Po Lin Monastery on Lantau, with the world's tallest outdoor seated bronze Buddha, was visited by 1.3 million people last year.
The number of Buddhists in Hong Kong, according to the association, has tripled over the past five or six years to an estimated one million followers. The increasing number includes those converting from Christianity.
Timothy Fu, a 36-year-old Christian for more than 20 years, recently turned Buddhist, saying he stopped going to church because he was not satisfied with the answers found in Christianity.
"When times are good, they praise the Lord; in bad times, they say it's the Lord testing us. But in Buddhism, I get more answers to life," he said.
"I realize life is constantly changing, including the good and the bad things.
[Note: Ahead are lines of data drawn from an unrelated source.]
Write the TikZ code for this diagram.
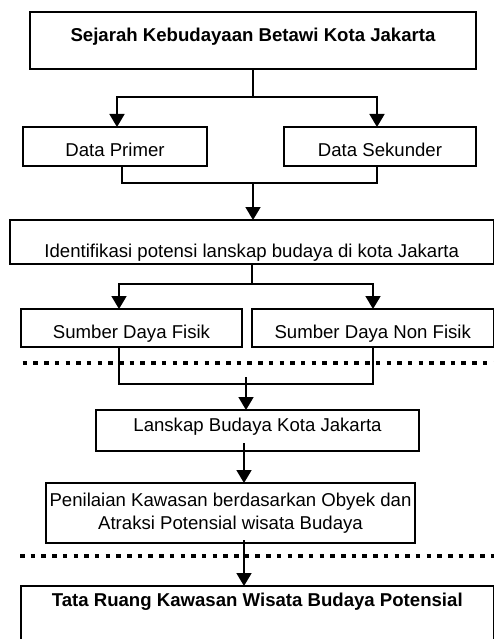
\documentclass[tikz,border=0pt]{standalone}
\usepackage{fontspec}
\setmainfont{Liberation Sans}
\usetikzlibrary{arrows.meta,calc}
\begin{document}
\begin{tikzpicture}[x=1pt,y=-1pt,
  box/.style={draw, line width=1.4pt, rectangle, inner sep=0pt, outer sep=0pt, anchor=north west,
    font=\fontsize{18.6}{23.3}\selectfont},
  boldbox/.style={box, font=\fontsize{18.6}{23.3}\selectfont\bfseries},
  conn/.style={line width=1.8pt},
  arr/.style={conn, -{Triangle[length=13pt,width=15pt]}},
  sep/.style={line width=4pt, dash pattern=on 4.5pt off 6.2pt}]
\useasboundingbox (0,0) rectangle (494,639);

% boxes
\node[boldbox, minimum width=446pt, minimum height=57pt, text height=14pt, text depth=12pt]
  (top) at (30,12) {Sejarah Kebudayaan Betawi Kota Jakarta};
\node[box, minimum width=184pt, minimum height=39pt, text height=20pt, text depth=0pt]
  (dp) at (23,127) {Data Primer};
\node[box, minimum width=192pt, minimum height=39pt, text height=20pt, text depth=0pt]
  (ds) at (284,127) {Data Sekunder};
\node[box, minimum width=483.5pt, minimum height=44pt, text height=31pt, text depth=0pt]
  (id) at (10,220) {Identifikasi potensi lanskap budaya di kota Jakarta};
\node[box, minimum width=221pt, minimum height=38pt, text height=20pt, text depth=0pt]
  (sf) at (21,309) {Sumber Daya Fisik};
\node[box, minimum width=241.5pt, minimum height=38pt, text height=20pt, text depth=0pt]
  (snf) at (252,309) {Sumber Daya Non Fisik};
\node[box, minimum width=323pt, minimum height=41pt, text height=13pt, text depth=12pt]
  (lk) at (96,410) {Lanskap Budaya Kota Jakarta};
\node[box, minimum width=369pt, minimum height=60pt, align=center]
  (pn) at (46,483) {Penilaian Kawasan berdasarkan Obyek dan\\Atraksi Potensial wisata Budaya};
\node[boldbox, minimum width=472.5pt, minimum height=64pt, text height=13pt, text depth=36pt]
  (tr) at (21,586) {Tata Ruang Kawasan Wisata Budaya Potensial};

% separators
\coordinate (d1s) at (22.7,363); \coordinate (d1e) at (494,363);
\coordinate (d2s) at (20,556);   \coordinate (d2e) at (494,556);
\draw[sep] (d1s) -- (d1e);
\draw[sep] (d2s) -- (d2e);

% top -> data
\coordinate (jL) at (117,97);
\coordinate (jR) at (377,97);
\draw[arr] (top.south) -- (top.south |- jL) -| (dp.north -| jL);
\draw[arr] (top.south |- jR) -| (ds.north -| jR);

% data -> identifikasi
\coordinate (k1) at (122,183);
\coordinate (k2) at (377,183);
\draw[conn] (dp.south -| k1) -- (k1) -- (k2) -- (ds.south -| k2);
\draw[arr] (k1 -| top.south) -- (id.north -| top.south);

% identifikasi -> sumber daya
\coordinate (m1) at (252,284);
\coordinate (mL) at (119,284);
\coordinate (mR) at (373,284);
\draw[arr] (id.south -| m1) -- (m1) -| (sf.north -| mL);
\draw[arr] (m1) -| (snf.north -| mR);

% sumber daya -> lanskap
\coordinate (n1) at (119,384);
\coordinate (n2) at (373,384);
\coordinate (n3) at (246,377);
\draw[conn] (sf.south -| n1) -- (n1) -- (n2) -- (snf.south -| n2);
\draw[arr] (n3) -- (lk.north -| n3);

% lanskap -> penilaian -> tata ruang
\coordinate (p1) at (244,443);
\coordinate (q1) at (244,540);
\draw[arr] (p1) -- (pn.north -| p1);
\draw[arr] (q1) -- (tr.north -| q1);
\end{tikzpicture}
\end{document}
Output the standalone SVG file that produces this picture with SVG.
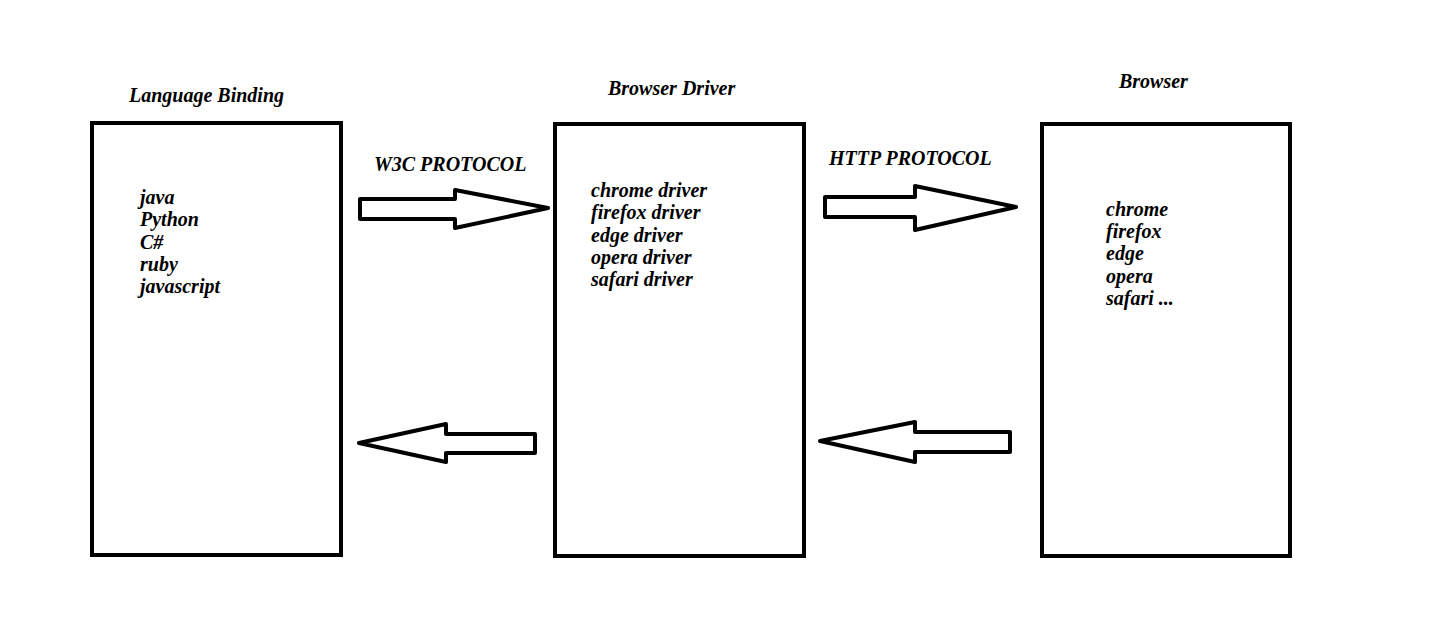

I feel happier and I'm more willing to let go of something which I used to cling onto. I also have a deeper understanding of my own self and others.
"I can also watch my feelings come and go. I'm now much more calm. I do not control my feelings nor am I a slave to my feelings."
Li Kong-yin, 27, said she used to study at a Christian school but stopped going to church because she felt many questions were left unanswered.
"Does God exist? Why does God punish us? I was told to believe in God and not to question.
"But in Buddhism, I've learned how to live my life well, and to accept things as they are. I feel more calm," Li said.
Both Fu and Li have committed themselves to Buddhism by taking part in "refuge" or gui yi in Cantonese, a formal ceremony to show confidence that the Three Jewels - Buddha, representing the goal that people can achieve; Dharma, the teachings that will bring people to that goal; and Sangha, the community of monks and nuns - can help free them from suffering, now and in the future.
Dorothy So Wai-yee, manager of the Centre of Buddhist Studies, said: "In Buddhism, we talk about doctrines, offering much more room for intellectuals to develop their reasoning than in other faith-based religions."
Its popularity may also be due to greater attention being paid to new-age beliefs.
"Buddhism is like a supermarket," Jing Yin said, speaking of its development in contemporary society.
"People go to the supermarket to look for what they want. Old people look for answers to life after death, lovers look for answers in love, businessmen look for ways to keep their wealth."
It can become more popular as people realize its applications, he added.
The Buddhist doctrines can be applied to conflict mediation, employers can "manage the minds" of their staff, not just by giving salary incentives but by making them feel spiritual growth at work, for example.
But there are many misconceptions, he added. "People treat Buddhism like a religion but it's more than that. And many think it's merely a superstition or folk belief related to performing death rituals."
Jing Yin said Buddhism has different schools, each with different practices in chanting, meditation and reciting mantra, but they are all the same in talking about the four noble truths, eight folds and five aggregates.
"It's like climbing a mountain - there are different ways to the top, but up there it's the same view, same insight - being free from suffering," Jing Yin said. "The essence is about how to live happily in this life, and to free the mind."
Zen master Dae Kwan of Su Bong Zen monastery also told a story: "Emotions and thinking are just like an unexpected guest. When the doorbell rings and you let him in without preparation, serve him some tea ... after that you should wish him goodbye."
The people in the meditation looked calm and relaxed, except for a woman at the back who was sobbing.
"The pain is part of it," I was told.
I believe she meant the pain of confronting the mind. But for me, the pain was more in the crossed legs. The wooden keisaku stick might help - if it is used on the back to release the fatigue from long sitting.
After the session, a monk offered words of wisdom: "Free your mind but don't try."